WRITTEN PROBLEM — Repeat the lines below exactly as they appear, but leave out the images.

PROVIDED MATERIAL —
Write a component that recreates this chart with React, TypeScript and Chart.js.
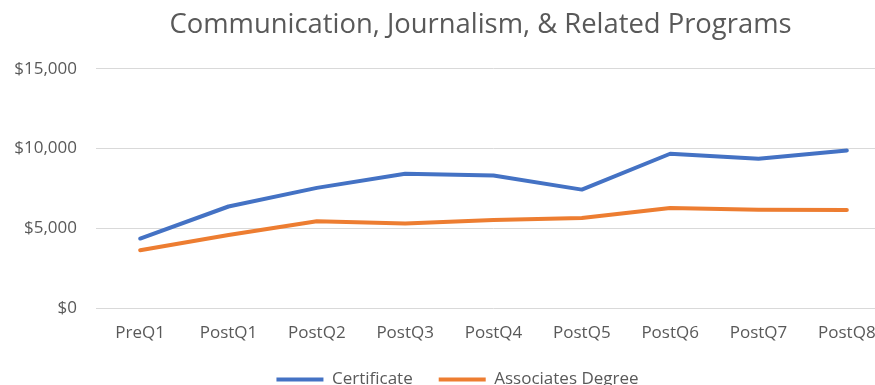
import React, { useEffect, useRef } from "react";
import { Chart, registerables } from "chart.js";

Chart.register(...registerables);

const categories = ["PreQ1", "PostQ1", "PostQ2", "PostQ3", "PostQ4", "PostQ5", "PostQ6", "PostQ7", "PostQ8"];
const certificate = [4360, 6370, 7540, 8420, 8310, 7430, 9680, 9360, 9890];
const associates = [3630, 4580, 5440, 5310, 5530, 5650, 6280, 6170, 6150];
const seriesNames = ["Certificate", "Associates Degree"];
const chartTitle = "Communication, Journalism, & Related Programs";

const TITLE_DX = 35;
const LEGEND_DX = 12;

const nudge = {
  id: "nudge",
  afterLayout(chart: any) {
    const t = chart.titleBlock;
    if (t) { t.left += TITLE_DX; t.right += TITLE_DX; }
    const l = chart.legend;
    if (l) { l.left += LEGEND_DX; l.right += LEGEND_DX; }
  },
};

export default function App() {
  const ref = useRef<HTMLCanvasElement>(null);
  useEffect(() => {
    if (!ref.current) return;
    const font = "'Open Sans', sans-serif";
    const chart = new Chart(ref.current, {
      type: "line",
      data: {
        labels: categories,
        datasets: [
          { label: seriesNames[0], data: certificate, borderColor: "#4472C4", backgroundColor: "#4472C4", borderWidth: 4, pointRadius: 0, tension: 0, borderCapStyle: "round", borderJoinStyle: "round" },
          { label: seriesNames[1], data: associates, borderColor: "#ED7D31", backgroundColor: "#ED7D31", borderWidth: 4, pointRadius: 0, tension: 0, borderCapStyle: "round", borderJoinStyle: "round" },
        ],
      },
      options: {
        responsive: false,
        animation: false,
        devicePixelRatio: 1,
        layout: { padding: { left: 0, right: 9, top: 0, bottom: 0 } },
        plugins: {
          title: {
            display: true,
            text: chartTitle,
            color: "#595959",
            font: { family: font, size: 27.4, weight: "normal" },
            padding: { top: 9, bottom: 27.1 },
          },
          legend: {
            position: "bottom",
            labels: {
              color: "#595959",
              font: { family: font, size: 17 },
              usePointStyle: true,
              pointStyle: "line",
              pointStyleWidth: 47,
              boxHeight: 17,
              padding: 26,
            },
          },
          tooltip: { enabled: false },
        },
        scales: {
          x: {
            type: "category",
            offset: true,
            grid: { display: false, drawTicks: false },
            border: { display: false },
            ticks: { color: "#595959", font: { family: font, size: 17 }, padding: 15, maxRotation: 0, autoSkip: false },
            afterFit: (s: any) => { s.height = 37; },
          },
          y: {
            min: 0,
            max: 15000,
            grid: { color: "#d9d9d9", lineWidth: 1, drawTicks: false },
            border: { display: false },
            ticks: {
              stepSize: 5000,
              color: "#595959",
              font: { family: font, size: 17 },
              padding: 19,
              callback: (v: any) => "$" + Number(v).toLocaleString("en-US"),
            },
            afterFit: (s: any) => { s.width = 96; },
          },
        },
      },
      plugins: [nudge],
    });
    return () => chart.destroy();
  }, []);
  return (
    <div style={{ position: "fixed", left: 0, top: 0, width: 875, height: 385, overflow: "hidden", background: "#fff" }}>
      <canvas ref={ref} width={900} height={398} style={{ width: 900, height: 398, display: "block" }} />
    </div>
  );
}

WRITTEN REPLY —
Write a component that recreates this chart with React, TypeScript and Chart.js.
import React, { useEffect, useRef } from "react";
import { Chart, registerables } from "chart.js";

Chart.register(...registerables);

const categories = ["PreQ1", "PostQ1", "PostQ2", "PostQ3", "PostQ4", "PostQ5", "PostQ6", "PostQ7", "PostQ8"];
const certificate = [4360, 6370, 7540, 8420, 8310, 7430, 9680, 9360, 9890];
const associates = [3630, 4580, 5440, 5310, 5530, 5650, 6280, 6170, 6150];
const seriesNames = ["Certificate", "Associates Degree"];
const chartTitle = "Communication, Journalism, & Related Programs";

const TITLE_DX = 35;
const LEGEND_DX = 12;

const nudge = {
  id: "nudge",
  afterLayout(chart: any) {
    const t = chart.titleBlock;
    if (t) { t.left += TITLE_DX; t.right += TITLE_DX; }
    const l = chart.legend;
    if (l) { l.left += LEGEND_DX; l.right += LEGEND_DX; }
  },
};

export default function App() {
  const ref = useRef<HTMLCanvasElement>(null);
  useEffect(() => {
    if (!ref.current) return;
    const font = "'Open Sans', sans-serif";
    const chart = new Chart(ref.current, {
      type: "line",
      data: {
        labels: categories,
        datasets: [
          { label: seriesNames[0], data: certificate, borderColor: "#4472C4", backgroundColor: "#4472C4", borderWidth: 4, pointRadius: 0, tension: 0, borderCapStyle: "round", borderJoinStyle: "round" },
          { label: seriesNames[1], data: associates, borderColor: "#ED7D31", backgroundColor: "#ED7D31", borderWidth: 4, pointRadius: 0, tension: 0, borderCapStyle: "round", borderJoinStyle: "round" },
        ],
      },
      options: {
        responsive: false,
        animation: false,
        devicePixelRatio: 1,
        layout: { padding: { left: 0, right: 9, top: 0, bottom: 0 } },
        plugins: {
          title: {
            display: true,
            text: chartTitle,
            color: "#595959",
            font: { family: font, size: 27.4, weight: "normal" },
            padding: { top: 9, bottom: 27.1 },
          },
          legend: {
            position: "bottom",
            labels: {
              color: "#595959",
              font: { family: font, size: 17 },
              usePointStyle: true,
              pointStyle: "line",
              pointStyleWidth: 47,
              boxHeight: 17,
              padding: 26,
            },
          },
          tooltip: { enabled: false },
        },
        scales: {
          x: {
            type: "category",
            offset: true,
            grid: { display: false, drawTicks: false },
            border: { display: false },
            ticks: { color: "#595959", font: { family: font, size: 17 }, padding: 15, maxRotation: 0, autoSkip: false },
            afterFit: (s: any) => { s.height = 37; },
          },
          y: {
            min: 0,
            max: 15000,
            grid: { color: "#d9d9d9", lineWidth: 1, drawTicks: false },
            border: { display: false },
            ticks: {
              stepSize: 5000,
              color: "#595959",
              font: { family: font, size: 17 },
              padding: 19,
              callback: (v: any) => "$" + Number(v).toLocaleString("en-US"),
            },
            afterFit: (s: any) => { s.width = 96; },
          },
        },
      },
      plugins: [nudge],
    });
    return () => chart.destroy();
  }, []);
  return (
    <div style={{ position: "fixed", left: 0, top: 0, width: 875, height: 385, overflow: "hidden", background: "#fff" }}>
      <canvas ref={ref} width={900} height={398} style={{ width: 900, height: 398, display: "block" }} />
    </div>
  );
}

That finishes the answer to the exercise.